If the show has a hero it’s Ray of course, the weary and put-upon Brooklyn barista. While everyone else is obsessed with their own bands, videos and relationships, Ray operates on a universal principle of some kind. Furious at the haphazard rat run outside his bedroom window, he starts arguments with several different motorists in the same traffic jam – he’s like a modern Herzog, driven to perpetual distraction by the selfishness and irrationality he sees everywhere in the world around him. When mortality enters the Girls universe, it’s because of Ray. He’s devastated by the death of his friend and mentor. ‘It’s right there, right in front of us, just patiently waiting to take us all.’ His ex Shoshana replies: ‘No. Not me… It’s super random, but I’m just not gonna die, like, ever.’ Ray’s inheritance includes a cache of cassette tapes from lost gigs, which inspires him to go out talking to the people of old Brooklyn that he wouldn’t normally notice. It’s worth comparing Ray’s final creative project to the film that Adam and Jessa make around the same time. While Adam’s movie is centred on himself and just reminds him of his own failures, Ray falls in love during his history mission.

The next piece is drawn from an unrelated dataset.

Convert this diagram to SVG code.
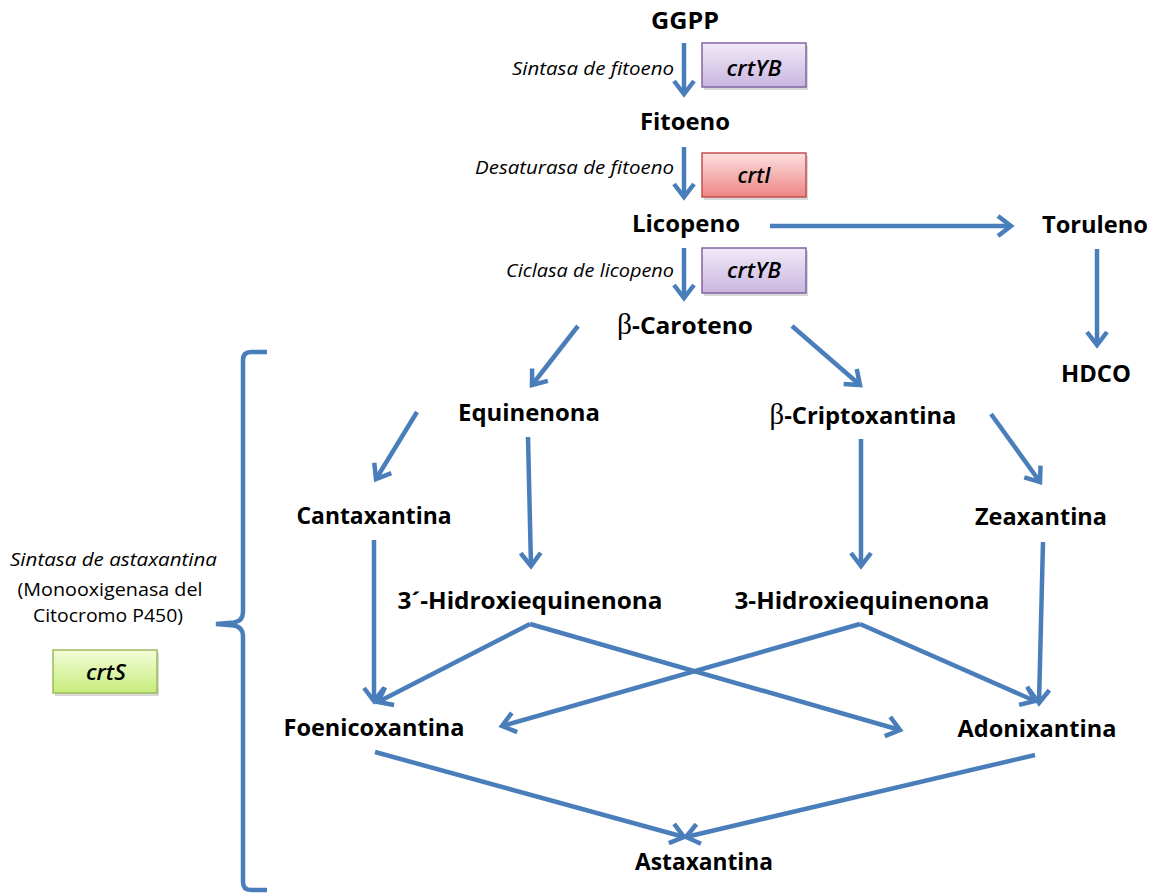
<svg xmlns="http://www.w3.org/2000/svg" width="1161" height="896" viewBox="0 0 1161 896">
<defs>
<marker id="ah" markerUnits="userSpaceOnUse" viewBox="-16 -12 20 24" markerWidth="20" markerHeight="24" refX="0" refY="0" orient="auto">
<path d="M-13,-10 L0,0 L-13,10" fill="none" stroke="#4a7ebb" stroke-width="4.5" stroke-linejoin="miter"/>
</marker>
<linearGradient id="gP" x1="0" y1="0" x2="0" y2="1"><stop offset="0" stop-color="#f1eaf8"/><stop offset="1" stop-color="#c9b6e0"/></linearGradient>
<linearGradient id="gR" x1="0" y1="0" x2="0" y2="1"><stop offset="0" stop-color="#fde0e0"/><stop offset="1" stop-color="#ee8585"/></linearGradient>
<linearGradient id="gG" x1="0" y1="0" x2="0" y2="1"><stop offset="0" stop-color="#f4fcd8"/><stop offset="1" stop-color="#c6ec7c"/></linearGradient>
<style>
.n{font-family:"Open Sans","Noto Sans","Liberation Sans",sans-serif;font-weight:bold;font-size:24px;fill:#000;text-anchor:middle}
.e{font-family:"Open Sans","Noto Sans","Liberation Sans",sans-serif;font-style:italic;font-size:18px;fill:#000;text-anchor:end}
.l{font-family:"Open Sans","Noto Sans","Liberation Sans",sans-serif;font-size:18px;fill:#000;text-anchor:middle}
.g{font-family:"Open Sans","Noto Sans","Liberation Sans",sans-serif;font-style:italic;font-weight:600;font-size:21px;fill:#000;text-anchor:middle}
.b{font-family:"Liberation Serif","DejaVu Serif",serif;font-weight:normal;font-size:29px}
.c{fill:none;stroke:#4a7ebb;stroke-width:4.5;marker-end:url(#ah)}
.br{fill:none;stroke:#4a7ebb;stroke-width:4.5}
.shadow{fill:#000;opacity:0.15}
</style>
</defs>
<rect width="1161" height="896" fill="#fff"/>

<g id="connectors">
<line class="c" x1="684" y1="43" x2="684" y2="94"/>
<line class="c" x1="684" y1="147" x2="684" y2="197"/>
<line class="c" x1="684" y1="248" x2="684" y2="298"/>
<line class="c" x1="770" y1="226" x2="1011" y2="226"/>
<line class="c" x1="1097" y1="249" x2="1097" y2="345"/>
<line class="c" x1="578" y1="326" x2="532" y2="385"/>
<line class="c" x1="792" y1="326" x2="860" y2="385"/>
<line class="c" x1="417" y1="412" x2="376" y2="479"/>
<line class="c" x1="528" y1="437" x2="531" y2="566"/>
<line class="c" x1="861" y1="439" x2="861" y2="566"/>
<line class="c" x1="991" y1="414" x2="1040" y2="482"/>
<line class="c" x1="374" y1="540" x2="374" y2="701"/>
<polyline class="c" points="530,624 378,702"/>
<polyline class="c" points="530,624 900,730"/>
<polyline class="c" points="860,624 502,726"/>
<polyline class="c" points="860,624 1035,701"/>
<line class="c" x1="1043" y1="542" x2="1039" y2="703"/>
<line class="c" x1="375" y1="752" x2="684" y2="837"/>
<line class="c" x1="1035" y1="755" x2="686" y2="837"/>
<path class="br" d="M267,352 L251,352 Q243,352 243,360 L243,612 Q243,621 234,622.5 L216,624 L234,625.5 Q243,627 243,636 L243,882 Q243,890 251,890 L267,890"/>
</g>

<g id="GGPP"><text class="n" x="685" y="29" textLength="68" lengthAdjust="spacingAndGlyphs">GGPP</text></g>
<g id="label-sintasa-fitoeno"><text class="e" x="674" y="75" textLength="162" lengthAdjust="spacingAndGlyphs">Sintasa de fitoeno</text></g>
<g id="box-crtYB-1">
<rect class="shadow" x="704" y="46" width="104" height="44"/>
<rect x="702" y="43" width="104" height="44" fill="url(#gP)" stroke="#8064a2" stroke-width="1.5"/>
<text class="g" x="754" y="76" textLength="55" lengthAdjust="spacingAndGlyphs">crtYB</text>
</g>
<g id="Fitoeno"><text class="n" x="685" y="130" textLength="90" lengthAdjust="spacingAndGlyphs">Fitoeno</text></g>
<g id="label-desaturasa"><text class="e" x="674" y="174" textLength="199" lengthAdjust="spacingAndGlyphs">Desaturasa de fitoeno</text></g>
<g id="box-crtI">
<rect class="shadow" x="704" y="156" width="104" height="44"/>
<rect x="702" y="153" width="104" height="44" fill="url(#gR)" stroke="#c0504d" stroke-width="1.5"/>
<text class="g" x="754" y="183" textLength="33" lengthAdjust="spacingAndGlyphs">crtI</text>
</g>
<g id="Licopeno"><text class="n" x="686" y="232" textLength="108" lengthAdjust="spacingAndGlyphs">Licopeno</text></g>
<g id="Toruleno"><text class="n" x="1095" y="233" textLength="106" lengthAdjust="spacingAndGlyphs">Toruleno</text></g>
<g id="HDCO"><text class="n" x="1096" y="382" textLength="70" lengthAdjust="spacingAndGlyphs">HDCO</text></g>
<g id="label-ciclasa"><text class="e" x="674" y="277" textLength="168" lengthAdjust="spacingAndGlyphs">Ciclasa de licopeno</text></g>
<g id="box-crtYB-2">
<rect class="shadow" x="704" y="251" width="104" height="45"/>
<rect x="702" y="248" width="104" height="45" fill="url(#gP)" stroke="#8064a2" stroke-width="1.5"/>
<text class="g" x="754" y="278" textLength="54" lengthAdjust="spacingAndGlyphs">crtYB</text>
</g>
<g id="beta-Caroteno"><text class="n" x="685" y="334" textLength="136" lengthAdjust="spacingAndGlyphs"><tspan class="b">β</tspan>-Caroteno</text></g>
<g id="Equinenona"><text class="n" x="529" y="421" textLength="142" lengthAdjust="spacingAndGlyphs">Equinenona</text></g>
<g id="beta-Criptoxantina"><text class="n" x="863" y="424" textLength="187" lengthAdjust="spacingAndGlyphs"><tspan class="b">β</tspan>-Criptoxantina</text></g>
<g id="Cantaxantina"><text class="n" x="374" y="524" textLength="155" lengthAdjust="spacingAndGlyphs">Cantaxantina</text></g>
<g id="Zeaxantina"><text class="n" x="1041" y="525" textLength="132" lengthAdjust="spacingAndGlyphs">Zeaxantina</text></g>
<g id="3p-Hidroxiequinenona"><text class="n" x="530" y="609" textLength="265" lengthAdjust="spacingAndGlyphs">3´-Hidroxiequinenona</text></g>
<g id="3-Hidroxiequinenona"><text class="n" x="862" y="609" textLength="255" lengthAdjust="spacingAndGlyphs">3-Hidroxiequinenona</text></g>
<g id="Foenicoxantina"><text class="n" x="374" y="736" textLength="181" lengthAdjust="spacingAndGlyphs">Foenicoxantina</text></g>
<g id="Adonixantina"><text class="n" x="1037" y="737" textLength="159" lengthAdjust="spacingAndGlyphs">Adonixantina</text></g>
<g id="Astaxantina"><text class="n" x="704" y="870" textLength="138" lengthAdjust="spacingAndGlyphs">Astaxantina</text></g>
<g id="label-sintasa-astaxantina">
<text class="e" x="217" y="566" textLength="207" lengthAdjust="spacingAndGlyphs">Sintasa de astaxantina</text>
<text class="l" x="110" y="596" textLength="185" lengthAdjust="spacingAndGlyphs">(Monooxigenasa del</text>
<text class="l" x="108" y="622" textLength="150" lengthAdjust="spacingAndGlyphs">Citocromo P450)</text>
</g>
<g id="box-crtS">
<rect class="shadow" x="55" y="653" width="104" height="43"/>
<rect x="53" y="650" width="104" height="43" fill="url(#gG)" stroke="#9bbb59" stroke-width="1.5"/>
<text class="g" x="106" y="680" textLength="40" lengthAdjust="spacingAndGlyphs">crtS</text>
</g>
</svg>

He has discovered that happiness comes from without.

What’s it like to drown in your own reflection? I think that’s the question Girls wanted to ask. The characters may be monsters – but Dunham loves her monsters. There’s never a sense that we’re laughing at them – or that we are just laughing at them. We’ve all been this silly and screwed up once, Dunham says – and we may be again. She invites you to the monster’s ball.